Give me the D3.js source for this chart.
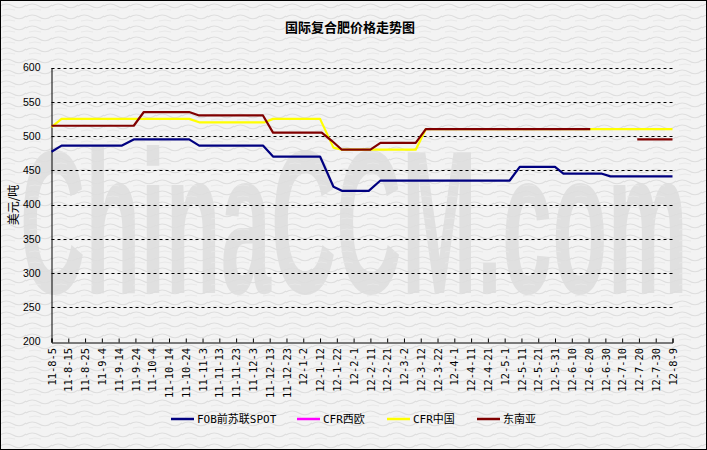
<!DOCTYPE html>
<html>
<head>
<meta charset="utf-8">
<script src="https://cdn.jsdelivr.net/npm/d3@7"></script>
<style>
  html, body { margin: 0; padding: 0; background: #fff; }
  svg { display: block; }
</style>
</head>
<body>
<svg id="chart" width="707" height="450"></svg>
<script>
// ---------- data ----------
const title = "国际复合肥价格走势图";
const yTitle = "美元/吨";
const watermarkText = "ChinaCCM.com";
const yTicks = [200, 250, 300, 350, 400, 450, 500, 550, 600];
const xTickLabels = ["11-8-5","11-8-15","11-8-25","11-9-4","11-9-14","11-9-24","11-10-4","11-10-14","11-10-24",
  "11-11-3","11-11-13","11-11-23","11-12-3","11-12-13","11-12-23","12-1-2","12-1-12","12-1-22","12-2-1",
  "12-2-11","12-2-21","12-3-2","12-3-12","12-3-22","12-4-1","12-4-11","12-4-21","12-5-1","12-5-11",
  "12-5-21","12-5-31","12-6-10","12-6-20","12-6-30","12-7-10","12-7-20","12-7-30","12-8-9"];
const seriesNames = ["FOB前苏联SPOT", "CFR西欧", "CFR中国", "东南亚"];
const seriesColors = ["#000080", "#ff00ff", "#ffff00", "#800000"];

const fobDates  = ["2011-08-05","2011-08-11","2011-09-16","2011-09-23","2011-10-26","2011-11-01","2011-12-09","2011-12-15",
  "2012-01-12","2012-01-20","2012-01-25","2012-02-10","2012-02-17","2012-05-04","2012-05-10","2012-05-31","2012-06-05",
  "2012-06-28","2012-07-03","2012-08-09"];
const fobValues = [477, 486, 486, 495, 495, 486, 486, 470, 470, 426, 420, 420, 435, 435, 455, 455, 445, 445, 441, 441];

const cfrEuDates  = [];
const cfrEuValues = [];

const cfrCnDates  = ["2011-08-05","2011-08-11","2011-10-26","2011-11-01","2011-12-10","2011-12-15","2012-01-12","2012-01-20",
  "2012-01-25","2012-03-09","2012-03-15","2012-08-09"];
const cfrCnValues = [513, 525, 525, 520, 520, 525, 525, 483, 480, 480, 510, 510];

const seaDates  = ["2011-08-05","2011-09-23","2011-09-29","2011-10-26","2011-11-01","2011-12-09","2011-12-15","2012-01-13",
  "2012-01-19","2012-01-25","2012-02-11","2012-02-17","2012-03-09","2012-03-15","2012-06-21","2012-07-05","2012-07-19","2012-08-09"];
const seaValues = [515, 515, 535, 535, 530, 530, 505, 505, 493, 480, 480, 490, 490, 510, 510, null, 495, 495];

// ---------- layout ----------
const W = 707, H = 450;
const plot = { left: 51.5, right: 672.5, top: 67.5, bottom: 341.5 };
const parseDate = d3.utcParse("%Y-%m-%d");
const parseTick = d3.utcParse("%y-%m-%d");

const svg = d3.select("#chart");

// background with a light texture
const defs = svg.append("defs");
const pat = defs.append("pattern").attr("id", "tex").attr("width", 26).attr("height", 11).attr("patternUnits", "userSpaceOnUse");
pat.append("path").attr("d", "M0 6 Q6 2 13 6 T26 5").attr("stroke", "#dedede").attr("stroke-width", 1.1).attr("fill", "none");
pat.append("path").attr("d", "M3 10 Q9 8 15 10").attr("stroke", "#e6e6e6").attr("stroke-width", 0.9).attr("fill", "none");
svg.append("rect").attr("x", 0).attr("y", 0).attr("width", W).attr("height", H).attr("fill", "#f3f3f3");

// watermark (behind the texture), condensed horizontally
const wm = svg.append("text")
  .attr("x", 0).attr("y", 0)
  .attr("font-family", "Liberation Sans, Arial, sans-serif").attr("font-weight", "bold")
  .attr("font-size", 205).attr("fill", "#e0e0e0")
  .text(watermarkText);
const wmWidth = wm.node().getComputedTextLength() || 1515;
wm.attr("transform", `translate(20,293) scale(${668 / wmWidth},1)`);

svg.append("rect").attr("x", 0).attr("y", 0).attr("width", W).attr("height", H).attr("fill", "url(#tex)");
svg.append("rect").attr("x", 0.5).attr("y", 0.5).attr("width", W - 1).attr("height", H - 1)
  .attr("fill", "none").attr("stroke", "#000").attr("stroke-width", 1);

// scales
const x = d3.scaleUtc()
  .domain([parseTick(xTickLabels[0]), parseTick(xTickLabels[xTickLabels.length - 1])])
  .range([plot.left, plot.right]);
const y = d3.scaleLinear().domain([200, 600]).range([plot.bottom, plot.top]);

// gridlines
svg.append("g").selectAll("line").data(yTicks.filter(v => v > 200)).join("line")
  .attr("x1", plot.left).attr("x2", plot.right)
  .attr("y1", d => Math.round(y(d)) + 0.5).attr("y2", d => Math.round(y(d)) + 0.5)
  .attr("stroke", "#000").attr("stroke-width", 1).attr("stroke-dasharray", "3,3");

// y axis
const yAxis = d3.axisLeft(y).tickValues(yTicks).tickSize(0).tickPadding(11);
const gy = svg.append("g").attr("transform", `translate(${Math.round(plot.left) - 0.5},0)`).call(yAxis);
gy.select(".domain").attr("stroke", "#000");
gy.selectAll("text").attr("font-family", "Liberation Sans, Arial, sans-serif").attr("font-size", 10.5).attr("fill", "#000");

// x axis (ticks pointing inward)
const xTickDates = xTickLabels.map(parseTick);
const xAxis = d3.axisBottom(x).tickValues(xTickDates).tickSize(-4).tickFormat("");
const gx = svg.append("g").attr("transform", `translate(0,${Math.round(plot.bottom) + 0.5})`).call(xAxis);
gx.select(".domain").attr("stroke", "#000");
gx.selectAll(".tick line").attr("stroke", "#000");
svg.append("g").selectAll("text").data(xTickLabels).join("text")
  .attr("transform", (d) => `translate(${x(parseTick(d)) + 0.5},348) rotate(-90)`)
  .attr("text-anchor", "end").attr("dy", "0.35em")
  .attr("font-family", "DejaVu Sans Mono, Liberation Mono, monospace").attr("font-size", 10.4).attr("fill", "#000")
  .text(d => d);

// lines
const allSeries = [
  { dates: fobDates, values: fobValues },
  { dates: cfrEuDates, values: cfrEuValues },
  { dates: cfrCnDates, values: cfrCnValues },
  { dates: seaDates, values: seaValues }
];
const line = d3.line()
  .defined(d => d.v !== null)
  .x(d => x(d.t)).y(d => y(d.v));
allSeries.forEach((s, i) => {
  const pts = s.dates.map((dt, j) => ({ t: parseDate(dt), v: s.values[j] }));
  svg.append("path").datum(pts)
    .attr("d", line)
    .attr("fill", "none").attr("stroke", seriesColors[i]).attr("stroke-width", 2.2)
    .attr("stroke-linejoin", "round");
});

// title
svg.append("text").attr("x", 350).attr("y", 27).attr("dy", "0.35em").attr("text-anchor", "middle")
  .attr("font-family", "Noto Sans CJK SC, sans-serif").attr("font-weight", "bold").attr("font-size", 13)
  .attr("fill", "#000").text(title);

// y title
svg.append("text").attr("transform", "translate(14,205) rotate(-90)").attr("text-anchor", "middle").attr("dy", "0.35em")
  .attr("font-family", "Noto Sans CJK SC, sans-serif").attr("font-size", 12).attr("fill", "#000").text(yTitle);

// legend
const legendX = [171, 297, 387, 477];
const lg = svg.append("g");
seriesNames.forEach((name, i) => {
  lg.append("line").attr("x1", legendX[i]).attr("x2", legendX[i] + 23).attr("y1", 419).attr("y2", 419)
    .attr("stroke", seriesColors[i]).attr("stroke-width", 2.5);
  lg.append("text").attr("x", legendX[i] + 26).attr("y", 419).attr("dy", "0.35em")
    .attr("font-family", "DejaVu Sans Mono, Noto Sans CJK SC, sans-serif").attr("font-size", 11).attr("fill", "#000")
    .text(name);
});
</script>
</body>
</html>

## REQUEST:
Do not include the images; transcribe the rest of the listing exactly.

## WRITTEN RESPONSE:
Give me the D3.js source for this chart.
<!DOCTYPE html>
<html>
<head>
<meta charset="utf-8">
<script src="https://cdn.jsdelivr.net/npm/d3@7"></script>
<style>
  html, body { margin: 0; padding: 0; background: #fff; }
  svg { display: block; }
</style>
</head>
<body>
<svg id="chart" width="707" height="450"></svg>
<script>
// ---------- data ----------
const title = "国际复合肥价格走势图";
const yTitle = "美元/吨";
const watermarkText = "ChinaCCM.com";
const yTicks = [200, 250, 300, 350, 400, 450, 500, 550, 600];
const xTickLabels = ["11-8-5","11-8-15","11-8-25","11-9-4","11-9-14","11-9-24","11-10-4","11-10-14","11-10-24",
  "11-11-3","11-11-13","11-11-23","11-12-3","11-12-13","11-12-23","12-1-2","12-1-12","12-1-22","12-2-1",
  "12-2-11","12-2-21","12-3-2","12-3-12","12-3-22","12-4-1","12-4-11","12-4-21","12-5-1","12-5-11",
  "12-5-21","12-5-31","12-6-10","12-6-20","12-6-30","12-7-10","12-7-20","12-7-30","12-8-9"];
const seriesNames = ["FOB前苏联SPOT", "CFR西欧", "CFR中国", "东南亚"];
const seriesColors = ["#000080", "#ff00ff", "#ffff00", "#800000"];

const fobDates  = ["2011-08-05","2011-08-11","2011-09-16","2011-09-23","2011-10-26","2011-11-01","2011-12-09","2011-12-15",
  "2012-01-12","2012-01-20","2012-01-25","2012-02-10","2012-02-17","2012-05-04","2012-05-10","2012-05-31","2012-06-05",
  "2012-06-28","2012-07-03","2012-08-09"];
const fobValues = [477, 486, 486, 495, 495, 486, 486, 470, 470, 426, 420, 420, 435, 435, 455, 455, 445, 445, 441, 441];

const cfrEuDates  = [];
const cfrEuValues = [];

const cfrCnDates  = ["2011-08-05","2011-08-11","2011-10-26","2011-11-01","2011-12-10","2011-12-15","2012-01-12","2012-01-20",
  "2012-01-25","2012-03-09","2012-03-15","2012-08-09"];
const cfrCnValues = [513, 525, 525, 520, 520, 525, 525, 483, 480, 480, 510, 510];

const seaDates  = ["2011-08-05","2011-09-23","2011-09-29","2011-10-26","2011-11-01","2011-12-09","2011-12-15","2012-01-13",
  "2012-01-19","2012-01-25","2012-02-11","2012-02-17","2012-03-09","2012-03-15","2012-06-21","2012-07-05","2012-07-19","2012-08-09"];
const seaValues = [515, 515, 535, 535, 530, 530, 505, 505, 493, 480, 480, 490, 490, 510, 510, null, 495, 495];

// ---------- layout ----------
const W = 707, H = 450;
const plot = { left: 51.5, right: 672.5, top: 67.5, bottom: 341.5 };
const parseDate = d3.utcParse("%Y-%m-%d");
const parseTick = d3.utcParse("%y-%m-%d");

const svg = d3.select("#chart");

// background with a light texture
const defs = svg.append("defs");
const pat = defs.append("pattern").attr("id", "tex").attr("width", 26).attr("height", 11).attr("patternUnits", "userSpaceOnUse");
pat.append("path").attr("d", "M0 6 Q6 2 13 6 T26 5").attr("stroke", "#dedede").attr("stroke-width", 1.1).attr("fill", "none");
pat.append("path").attr("d", "M3 10 Q9 8 15 10").attr("stroke", "#e6e6e6").attr("stroke-width", 0.9).attr("fill", "none");
svg.append("rect").attr("x", 0).attr("y", 0).attr("width", W).attr("height", H).attr("fill", "#f3f3f3");

// watermark (behind the texture), condensed horizontally
const wm = svg.append("text")
  .attr("x", 0).attr("y", 0)
  .attr("font-family", "Liberation Sans, Arial, sans-serif").attr("font-weight", "bold")
  .attr("font-size", 205).attr("fill", "#e0e0e0")
  .text(watermarkText);
const wmWidth = wm.node().getComputedTextLength() || 1515;
wm.attr("transform", `translate(20,293) scale(${668 / wmWidth},1)`);

svg.append("rect").attr("x", 0).attr("y", 0).attr("width", W).attr("height", H).attr("fill", "url(#tex)");
svg.append("rect").attr("x", 0.5).attr("y", 0.5).attr("width", W - 1).attr("height", H - 1)
  .attr("fill", "none").attr("stroke", "#000").attr("stroke-width", 1);

// scales
const x = d3.scaleUtc()
  .domain([parseTick(xTickLabels[0]), parseTick(xTickLabels[xTickLabels.length - 1])])
  .range([plot.left, plot.right]);
const y = d3.scaleLinear().domain([200, 600]).range([plot.bottom, plot.top]);

// gridlines
svg.append("g").selectAll("line").data(yTicks.filter(v => v > 200)).join("line")
  .attr("x1", plot.left).attr("x2", plot.right)
  .attr("y1", d => Math.round(y(d)) + 0.5).attr("y2", d => Math.round(y(d)) + 0.5)
  .attr("stroke", "#000").attr("stroke-width", 1).attr("stroke-dasharray", "3,3");

// y axis
const yAxis = d3.axisLeft(y).tickValues(yTicks).tickSize(0).tickPadding(11);
const gy = svg.append("g").attr("transform", `translate(${Math.round(plot.left) - 0.5},0)`).call(yAxis);
gy.select(".domain").attr("stroke", "#000");
gy.selectAll("text").attr("font-family", "Liberation Sans, Arial, sans-serif").attr("font-size", 10.5).attr("fill", "#000");

// x axis (ticks pointing inward)
const xTickDates = xTickLabels.map(parseTick);
const xAxis = d3.axisBottom(x).tickValues(xTickDates).tickSize(-4).tickFormat("");
const gx = svg.append("g").attr("transform", `translate(0,${Math.round(plot.bottom) + 0.5})`).call(xAxis);
gx.select(".domain").attr("stroke", "#000");
gx.selectAll(".tick line").attr("stroke", "#000");
svg.append("g").selectAll("text").data(xTickLabels).join("text")
  .attr("transform", (d) => `translate(${x(parseTick(d)) + 0.5},348) rotate(-90)`)
  .attr("text-anchor", "end").attr("dy", "0.35em")
  .attr("font-family", "DejaVu Sans Mono, Liberation Mono, monospace").attr("font-size", 10.4).attr("fill", "#000")
  .text(d => d);

// lines
const allSeries = [
  { dates: fobDates, values: fobValues },
  { dates: cfrEuDates, values: cfrEuValues },
  { dates: cfrCnDates, values: cfrCnValues },
  { dates: seaDates, values: seaValues }
];
const line = d3.line()
  .defined(d => d.v !== null)
  .x(d => x(d.t)).y(d => y(d.v));
allSeries.forEach((s, i) => {
  const pts = s.dates.map((dt, j) => ({ t: parseDate(dt), v: s.values[j] }));
  svg.append("path").datum(pts)
    .attr("d", line)
    .attr("fill", "none").attr("stroke", seriesColors[i]).attr("stroke-width", 2.2)
    .attr("stroke-linejoin", "round");
});

// title
svg.append("text").attr("x", 350).attr("y", 27).attr("dy", "0.35em").attr("text-anchor", "middle")
  .attr("font-family", "Noto Sans CJK SC, sans-serif").attr("font-weight", "bold").attr("font-size", 13)
  .attr("fill", "#000").text(title);

// y title
svg.append("text").attr("transform", "translate(14,205) rotate(-90)").attr("text-anchor", "middle").attr("dy", "0.35em")
  .attr("font-family", "Noto Sans CJK SC, sans-serif").attr("font-size", 12).attr("fill", "#000").text(yTitle);

// legend
const legendX = [171, 297, 387, 477];
const lg = svg.append("g");
seriesNames.forEach((name, i) => {
  lg.append("line").attr("x1", legendX[i]).attr("x2", legendX[i] + 23).attr("y1", 419).attr("y2", 419)
    .attr("stroke", seriesColors[i]).attr("stroke-width", 2.5);
  lg.append("text").attr("x", legendX[i] + 26).attr("y", 419).attr("dy", "0.35em")
    .attr("font-family", "DejaVu Sans Mono, Noto Sans CJK SC, sans-serif").attr("font-size", 11).attr("fill", "#000")
    .text(name);
});
</script>
</body>
</html>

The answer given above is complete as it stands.